- Born: 19 August 1722
- Died: 22 March 1781 (aged 58) Philadelphia, Pennsylvania
- Occupation: Merchant
- Children: Moses Levy, Samson Levy

= Samson Levy =

American merchant

Samson Levy (August 19, 1722—March 22, 1781) was a prominent Jewish merchant in Philadelphia during the Colonial America.

== Biography ==
Samson Levy was one of the originators of the City Dancing Assembly, a famous social organization of Philadelphia founded in 1748. In November 1765, he signed, with other merchants of the city, including six Jews, the celebrated resolutions not to import goods from England until the Stamp act had been repealed.

== Family ==
Levy had two sons, Moses and Samson. Moses Levy was educated at the University of Pennsylvania, from which he graduated in 1776. On March 19, 1778, he was admitted to the bar; from 1802 to 1822 he was recorder of Philadelphia; from 1822 to 1825, presiding judge of the district court for the city and county of Philadelphia.
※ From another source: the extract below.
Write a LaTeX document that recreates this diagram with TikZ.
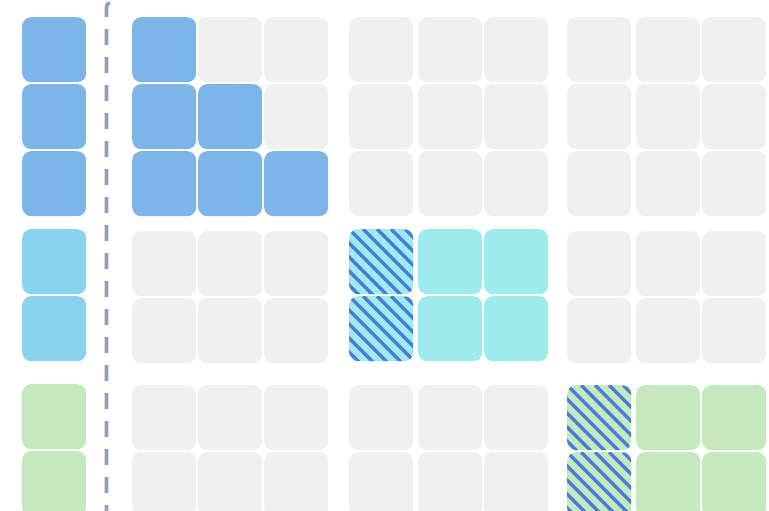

At one time he was a member of the Pennsylvania legislature, and he was a trustee of the University of Pennsylvania for twenty-four years. Samson Levy (b. Philadelphia 1761; d. there December 15, 1831) studied law with his brother Moses; was admitted to the bar on June 9, 1787, and became one of the best-known lawyers of the city. He was one of the incorporators of the Pennsylvania Academy of the Fine Arts.